• **Given instruction**: Extract only the lines running from the top of the entries to the line that holds "plt.rcParams['font.family'] = ['Lato', 'DejaVu". Include that line and omit the pictures.
╭─ Available data
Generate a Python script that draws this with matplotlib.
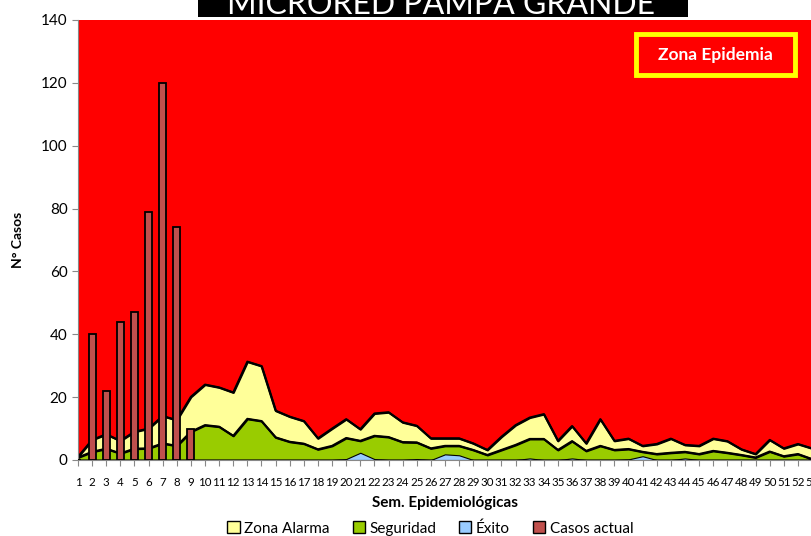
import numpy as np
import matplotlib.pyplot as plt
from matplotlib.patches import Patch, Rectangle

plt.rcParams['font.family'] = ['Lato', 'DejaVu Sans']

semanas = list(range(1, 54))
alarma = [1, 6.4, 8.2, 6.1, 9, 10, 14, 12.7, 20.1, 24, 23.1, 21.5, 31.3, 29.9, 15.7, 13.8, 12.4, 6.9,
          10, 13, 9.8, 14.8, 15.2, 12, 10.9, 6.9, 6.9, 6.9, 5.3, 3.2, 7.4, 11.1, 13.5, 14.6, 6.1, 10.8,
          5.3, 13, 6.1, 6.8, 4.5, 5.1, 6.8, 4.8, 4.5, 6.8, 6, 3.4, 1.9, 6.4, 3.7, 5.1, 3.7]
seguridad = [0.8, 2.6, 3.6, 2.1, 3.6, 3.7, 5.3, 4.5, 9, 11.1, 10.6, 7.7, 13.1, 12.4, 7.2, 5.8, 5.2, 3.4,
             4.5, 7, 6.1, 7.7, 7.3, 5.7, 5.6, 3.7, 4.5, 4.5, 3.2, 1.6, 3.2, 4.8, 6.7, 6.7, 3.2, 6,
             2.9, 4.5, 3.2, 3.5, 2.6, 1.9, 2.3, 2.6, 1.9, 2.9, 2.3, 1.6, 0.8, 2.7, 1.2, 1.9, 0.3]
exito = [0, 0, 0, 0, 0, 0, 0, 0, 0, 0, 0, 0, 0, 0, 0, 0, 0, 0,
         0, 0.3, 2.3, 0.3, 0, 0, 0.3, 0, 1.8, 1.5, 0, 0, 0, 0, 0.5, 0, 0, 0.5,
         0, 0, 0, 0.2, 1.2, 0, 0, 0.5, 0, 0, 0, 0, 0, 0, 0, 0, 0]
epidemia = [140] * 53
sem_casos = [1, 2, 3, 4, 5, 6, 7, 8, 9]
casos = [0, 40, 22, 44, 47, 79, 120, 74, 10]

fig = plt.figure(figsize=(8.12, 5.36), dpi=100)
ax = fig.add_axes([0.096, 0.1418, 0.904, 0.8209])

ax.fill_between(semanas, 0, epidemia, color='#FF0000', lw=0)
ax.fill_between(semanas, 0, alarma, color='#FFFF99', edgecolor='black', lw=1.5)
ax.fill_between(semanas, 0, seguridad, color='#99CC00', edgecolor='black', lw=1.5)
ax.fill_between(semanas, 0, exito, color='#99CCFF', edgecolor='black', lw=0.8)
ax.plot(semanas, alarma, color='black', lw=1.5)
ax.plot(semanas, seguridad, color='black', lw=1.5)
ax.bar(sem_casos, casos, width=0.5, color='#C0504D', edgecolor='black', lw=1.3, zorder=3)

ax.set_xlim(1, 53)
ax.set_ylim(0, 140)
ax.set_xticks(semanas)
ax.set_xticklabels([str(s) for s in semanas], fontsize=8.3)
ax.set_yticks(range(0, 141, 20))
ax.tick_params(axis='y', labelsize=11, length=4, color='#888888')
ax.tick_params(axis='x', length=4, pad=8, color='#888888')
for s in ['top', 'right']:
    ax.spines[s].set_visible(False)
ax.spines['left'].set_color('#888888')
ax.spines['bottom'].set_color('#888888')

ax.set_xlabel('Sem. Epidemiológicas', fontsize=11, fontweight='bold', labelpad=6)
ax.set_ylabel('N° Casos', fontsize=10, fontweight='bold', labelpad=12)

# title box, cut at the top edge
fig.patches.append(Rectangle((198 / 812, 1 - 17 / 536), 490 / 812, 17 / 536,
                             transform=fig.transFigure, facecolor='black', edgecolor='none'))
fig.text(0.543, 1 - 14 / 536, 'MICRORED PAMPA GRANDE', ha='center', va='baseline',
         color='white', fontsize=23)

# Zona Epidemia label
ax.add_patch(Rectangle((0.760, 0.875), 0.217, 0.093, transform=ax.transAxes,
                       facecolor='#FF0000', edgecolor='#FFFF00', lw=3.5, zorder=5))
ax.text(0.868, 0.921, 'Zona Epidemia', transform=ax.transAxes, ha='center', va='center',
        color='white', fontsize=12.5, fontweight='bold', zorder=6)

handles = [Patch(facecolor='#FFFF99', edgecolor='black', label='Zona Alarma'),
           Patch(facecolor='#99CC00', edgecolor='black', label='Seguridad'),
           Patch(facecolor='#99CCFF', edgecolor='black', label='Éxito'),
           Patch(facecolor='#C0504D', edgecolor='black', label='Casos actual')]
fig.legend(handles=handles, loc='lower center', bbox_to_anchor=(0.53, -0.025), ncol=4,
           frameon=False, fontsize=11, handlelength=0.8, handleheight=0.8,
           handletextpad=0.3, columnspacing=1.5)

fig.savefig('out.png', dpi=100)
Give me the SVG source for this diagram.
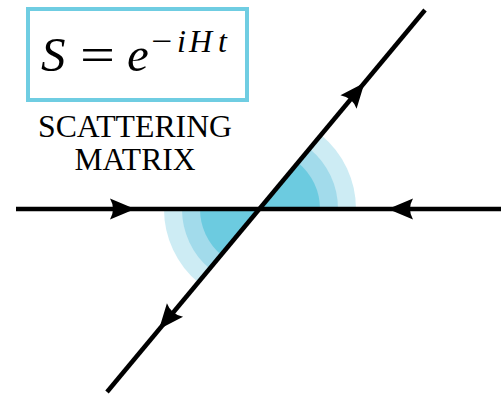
╰─
• **Finished exercise**:
Generate a Python script that draws this with matplotlib.
import numpy as np
import matplotlib.pyplot as plt
from matplotlib.patches import Patch, Rectangle

plt.rcParams['font.family'] = ['Lato', 'DejaVu Sans']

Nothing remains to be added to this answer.